Tolerance in time and amplitude response

Tolerance in amplitude response should be logically equivalent to tolerance in bias, < 30% as compared to an RT. However, amplitude response must be obtained within an acceptable delay, defined as the tolerance in time response. The best compromise between time and amplitude response depends on the clinical question. In many instances we can be satisfied with a reliable semi-continuous or discontinuous technique and do not really need beat-to-beat stroke volume derivation. In contrast, as when optimizing a compromised status, testing nitric oxygen inhalation or PEEP of PLR or inotropes, a very fast indication of the directional changes is of major importance. Again, the best compromise depends on intrinsic characteristics of the signal, information which is not available to clinicians. The PAC-CCO response time is close to 10 min [15, 39, 40]. This is too long for many hemodynamic challenges used in daily practice, such as passive leg raising [41]. For an optimal RT, it would clearly be desirable to have a time response significantly shorter than 10 min, preferably quantifiable in seconds. A tolerance in time response close to 1 min with a tolerance in CO amplitude greater than 30% seems to be acceptable in most clinical situations.

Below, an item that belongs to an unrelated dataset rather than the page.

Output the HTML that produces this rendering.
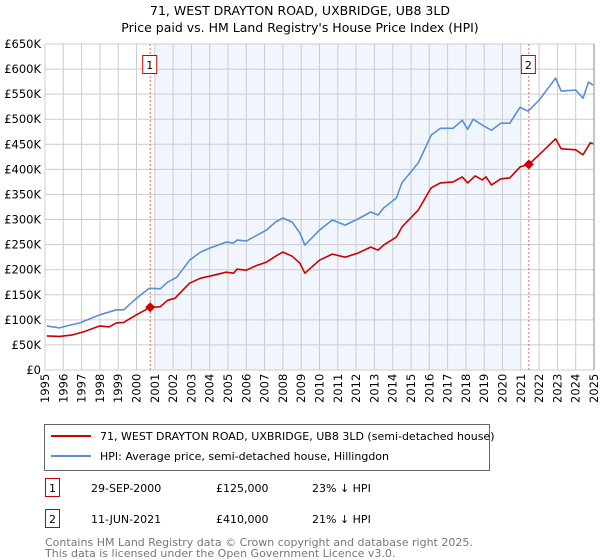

Evaluation of reliability for indicating directional change

All measurements of each patient can be classified in one of three time-based categories—unchanged, increasing or decreasing trend—according to the data segmentation method described above. Unacceptable discordances in directional changes can be defined as either an excessive difference between the ST and the RT slopes, or a negative or intraclass correlation value. Sensitivity for directional change is then calculated as TP/(TP + FN) and specificity as TN/(FP + TN) where TP = change in both systems, TN = no change in both systems, FP = change in ST only, and FN = change in RT only.

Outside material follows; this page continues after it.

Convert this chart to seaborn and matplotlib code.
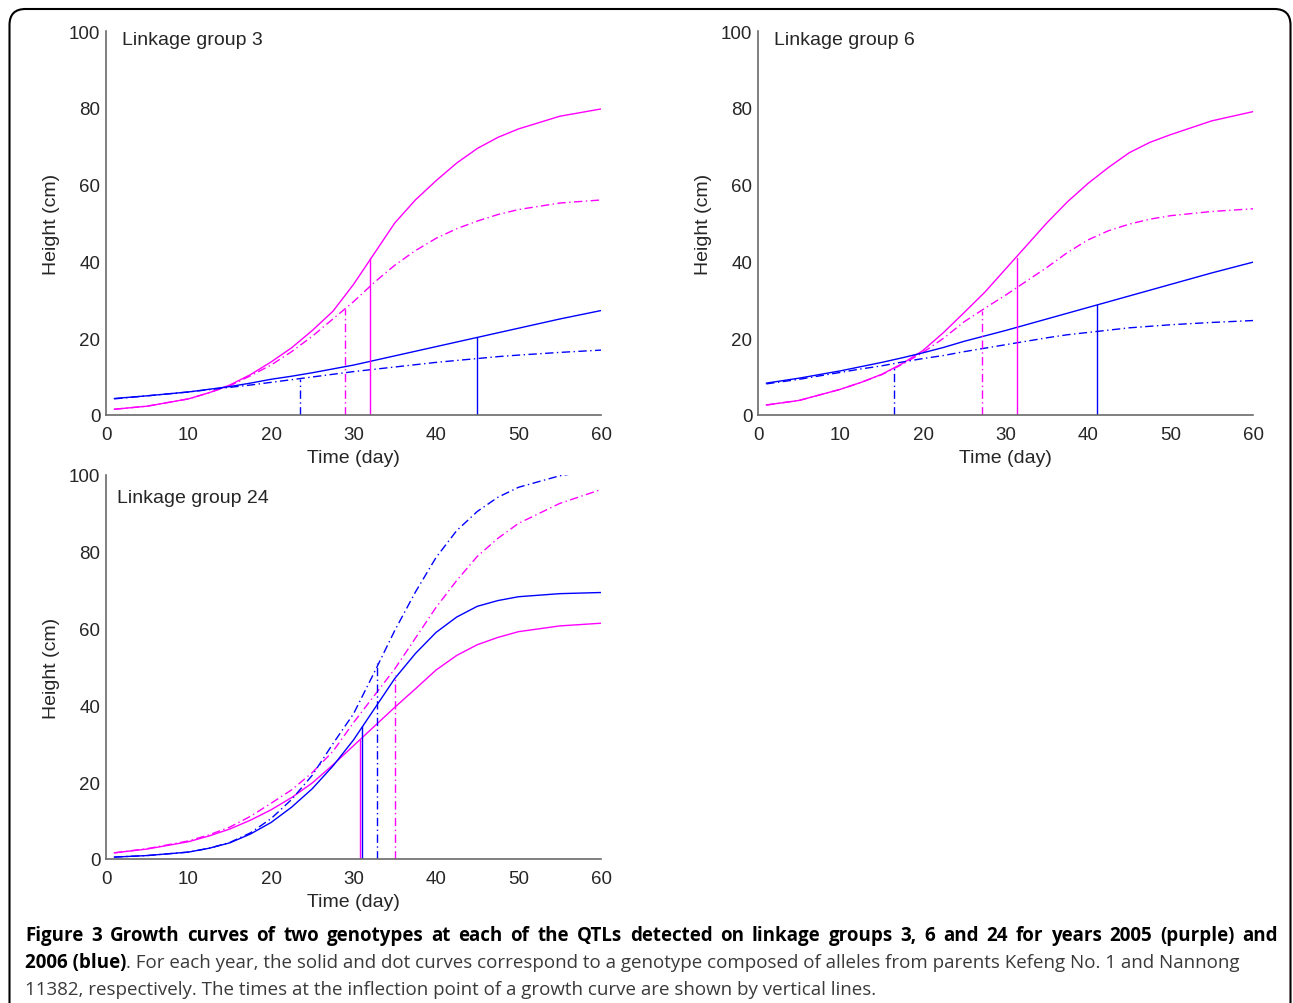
import pandas as pd
import matplotlib
matplotlib.use("Agg")
import matplotlib.pyplot as plt
import seaborn as sns
from matplotlib.patches import FancyBboxPatch
from matplotlib.transforms import IdentityTransform

# -----------------------------
# Data (height in cm at each day)
# -----------------------------
days = [1, 5, 10, 12.5, 15, 17.5, 20, 22.5, 25, 27.5, 30, 32.5, 35, 37.5, 40, 42.5, 45, 47.5, 50, 55, 60]

# Linkage group 3
lg3_2005_kefeng = [1.5, 2.3, 4.2, 5.8, 7.8, 10.5, 13.8, 17.5, 22, 27, 34, 42, 50, 56, 61, 65.6, 69.4, 72.3, 74.5, 77.8, 79.7]
lg3_2005_nannong = [1.5, 2.3, 4.2, 5.8, 7.6, 10.2, 13, 16.5, 20.5, 25, 29.5, 34.5, 39, 42.8, 46, 48.5, 50.5, 52.2, 53.5, 55.2, 56]
lg3_2006_kefeng = [4.3, 5.0, 6.0, 6.7, 7.4, 8.3, 9.3, 10.1, 11.0, 12.0, 13.0, 14.2, 15.4, 16.6, 17.8, 19.0, 20.2, 21.4, 22.6, 25.0, 27.2]
lg3_2006_nannong = [4.2, 5.0, 6.0, 6.6, 7.2, 7.8, 8.5, 9.2, 9.9, 10.6, 11.3, 11.9, 12.5, 13.1, 13.7, 14.2, 14.7, 15.2, 15.6, 16.3, 16.9]

# Linkage group 6
lg6_2005_kefeng = [2.6, 3.8, 6.7, 8.5, 10.6, 13.4, 16.8, 21.5, 26.7, 32, 38, 44, 50, 55.5, 60.3, 64.5, 68.3, 71, 73, 76.6, 79]
lg6_2005_nannong = [2.6, 3.8, 6.7, 8.5, 10.5, 13.2, 16.3, 20, 24.3, 27.8, 31.2, 34.8, 38.4, 42.3, 45.6, 48, 49.7, 51, 51.9, 53, 53.7]
lg6_2006_kefeng = [8.3, 9.6, 11.5, 12.6, 13.7, 14.9, 16.2, 17.6, 19.2, 20.6, 22, 23.5, 25, 26.5, 28, 29.5, 31, 32.5, 34, 37, 39.8]
lg6_2006_nannong = [8.1, 9.3, 11.1, 12.0, 12.8, 13.8, 14.7, 15.5, 16.5, 17.4, 18.3, 19.2, 20.1, 20.9, 21.5, 22.1, 22.7, 23.1, 23.5, 24.1, 24.6]

# Linkage group 24
lg24_2005_kefeng = [1.6, 2.6, 4.5, 6.0, 7.8, 10.1, 12.8, 16, 19.8, 24.5, 29.5, 34.5, 39.5, 44.3, 49.2, 53, 55.8, 57.7, 59.2, 60.7, 61.4]
lg24_2005_nannong = [1.6, 2.7, 4.7, 6.3, 8.3, 11.1, 14.5, 18, 22.5, 28, 35.5, 42.5, 49.5, 57.5, 65.5, 72.5, 78.8, 83.5, 87.4, 92.6, 96.2]
lg24_2006_kefeng = [0.5, 0.9, 1.8, 2.8, 4.2, 6.5, 9.5, 13.5, 18.3, 24.2, 31, 39, 47, 53.5, 59, 63, 65.8, 67.3, 68.3, 69.1, 69.4]
lg24_2006_nannong = [0.5, 0.9, 1.8, 2.8, 4.3, 6.8, 10.5, 15.5, 21.8, 30, 37.8, 48.5, 59.5, 69.5, 78.5, 85.5, 90.5, 94.2, 96.8, 99.8, 101.5]

# inflection points, order: 2005 Kefeng, 2005 Nannong, 2006 Kefeng, 2006 Nannong
lg3_infl_days = [32, 29, 45, 23.5]
lg3_infl_heights = [41, 27.5, 20.2, 9.5]
lg6_infl_days = [31.4, 27.1, 41.1, 16.5]
lg6_infl_heights = [41, 27, 28.6, 13]
lg24_infl_days = [30.8, 35, 31, 32.9]
lg24_infl_heights = [31, 48, 34.7, 51]

years = ["2005", "2005", "2006", "2006"]
genotypes = ["Kefeng No. 1", "Nannong 11382", "Kefeng No. 1", "Nannong 11382"]

panels = [
    ("Linkage group 3", [lg3_2005_kefeng, lg3_2005_nannong, lg3_2006_kefeng, lg3_2006_nannong],
     lg3_infl_days, lg3_infl_heights),
    ("Linkage group 6", [lg6_2005_kefeng, lg6_2005_nannong, lg6_2006_kefeng, lg6_2006_nannong],
     lg6_infl_days, lg6_infl_heights),
    ("Linkage group 24", [lg24_2005_kefeng, lg24_2005_nannong, lg24_2006_kefeng, lg24_2006_nannong],
     lg24_infl_days, lg24_infl_heights),
]

# -----------------------------
# Style
# -----------------------------
year_colors = {"2005": "#ff00ff", "2006": "#0000ff"}
dashdot = (6, 2.5, 1, 2.5)
geno_dashes = {"Kefeng No. 1": "", "Nannong 11382": dashdot}

sns.set_style("white")
plt.rcParams["font.family"] = ["Liberation Sans", "DejaVu Sans"]
spine_col = "#6a6a6a"

W, H = 1293, 1004
fig = plt.figure(figsize=(W / 100, H / 100), dpi=100)

ax_rects = [
    (106 / W, 1 - 416 / H, 495 / W, 384 / H),
    (758 / W, 1 - 416 / H, 495 / W, 384 / H),
    (106 / W, 1 - 860 / H, 495 / W, 384 / H),
]
title_pos = [(0.032, 0.999), (0.032, 0.999), (0.022, 0.964)]

for (title, series, infl_d, infl_h), rect, tpos in zip(panels, ax_rects, title_pos):
    ax = fig.add_axes(rect)
    rows = []
    for vals, yr, gt in zip(series, years, genotypes):
        for d, v in zip(days, vals):
            rows.append({"day": d, "height": v, "year": yr, "genotype": gt})
    df = pd.DataFrame(rows)
    sns.lineplot(data=df, x="day", y="height", hue="year", style="genotype",
                 palette=year_colors, dashes=geno_dashes, estimator=None,
                 sort=False, linewidth=1.0, legend=False, ax=ax)

    for d, h, yr, gt in zip(infl_d, infl_h, years, genotypes):
        ls = "-" if gt == "Kefeng No. 1" else (0, dashdot)
        ax.plot([d, d], [0, h], color=year_colors[yr], linestyle=ls, linewidth=1.0)

    ax.set_xlim(0, 60)
    ax.set_ylim(0, 100)
    ax.set_xticks(range(0, 61, 10))
    ax.set_yticks(range(0, 101, 20))
    ax.tick_params(axis="x", direction="in", length=6.5, width=1, color=spine_col,
                   labelsize=13.5, pad=8)
    ax.tick_params(axis="y", direction="in", length=5, width=1, color=spine_col,
                   labelsize=13.5, pad=4)
    for s in ["top", "right"]:
        ax.spines[s].set_visible(False)
    for s in ["left", "bottom"]:
        ax.spines[s].set_color(spine_col)
        ax.spines[s].set_linewidth(1.2)
    ax.set_xlabel("Time (day)", fontsize=14)
    ax.set_ylabel("Height (cm)", fontsize=14)
    ax.xaxis.set_label_coords(0.5, -0.088)
    ax.yaxis.set_label_coords(-0.093, 0.5)
    ax.text(tpos[0], tpos[1], title, transform=ax.transAxes, fontsize=14,
            ha="left", va="top")
    ax.patch.set_alpha(0)

# -----------------------------
# Caption
# -----------------------------
cap_font = ["Open Sans", "DejaVu Sans"]
cap_size = 13.5
x0 = 25 / W
bold1 = ("Figure 3 Growth curves of two genotypes at each of the QTLs detected on "
         "linkage groups 3, 6 and 24 for years 2005 (purple) and")
bold2 = "2006 (blue)"
rest2 = (". For each year, the solid and dot curves correspond to a genotype composed "
         "of alleles from parents Kefeng No. 1 and Nannong")
line3 = ("11382, respectively. The times at the inflection point of a growth curve "
         "are shown by vertical lines.")

# first line is justified to the full text width
words = bold1.split(" ")
word_txt = [fig.text(x0, 1 - 936 / H, w, family=cap_font, fontsize=cap_size,
                     fontweight="bold", color="black", va="center") for w in words]
t2 = fig.text(x0, 1 - 963 / H, bold2, family=cap_font, fontsize=cap_size, fontweight="bold",
              color="black", va="center")
fig.text(x0, 1 - 990 / H, line3, family=cap_font, fontsize=cap_size, color="#3a3a3a",
         va="center")
fig.canvas.draw()
renderer = fig.canvas.get_renderer()
widths = [t.get_window_extent(renderer).width for t in word_txt]
gap = (1278 - 25 - sum(widths)) / (len(words) - 1)
xp = 25
for t, w in zip(word_txt, widths):
    t.set_x(xp / W)
    xp += w + gap
bb = t2.get_window_extent(renderer)
fig.text(bb.x1 / W, 1 - 963 / H, rest2, family=cap_font, fontsize=cap_size,
         color="#3a3a3a", va="center")

# rounded frame around the whole figure
frame = FancyBboxPatch((9.5, -30), 1281, 1004 - 10 + 30,
                       boxstyle="round,pad=0,rounding_size=16",
                       transform=IdentityTransform(), fill=False,
                       edgecolor="black", linewidth=1.5)
fig.add_artist(frame)

fig.savefig("out.png", dpi=100)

Tolerance in the reliability for indicating directional changes

A reliable monitoring device must detect a significant change with sensitivity and specificity very close to one.

Conclusion

In a way, comparing monitoring devices to measurement devices is like comparing cinematography to still photography. In monitoring systems, a considerable increase in the available number of data points and the time-dependent additional properties such as time response and ability to identify significant changes allows a larger tolerance in bias. Ideally, monitoring capabilities include snapshot data that are often used by clinicians for medical decision making. This leads us to give critical importance to precision and time response. Regarding the evaluation of novel CO monitoring devices, solutions to the limited availability of gold standards for validation of accuracy and amplitude response can only come from comparison with discrete reference technologies such as bolus thermodilution in stable situations following the framework proposed, or by a stepwise improvement based on clinical experience.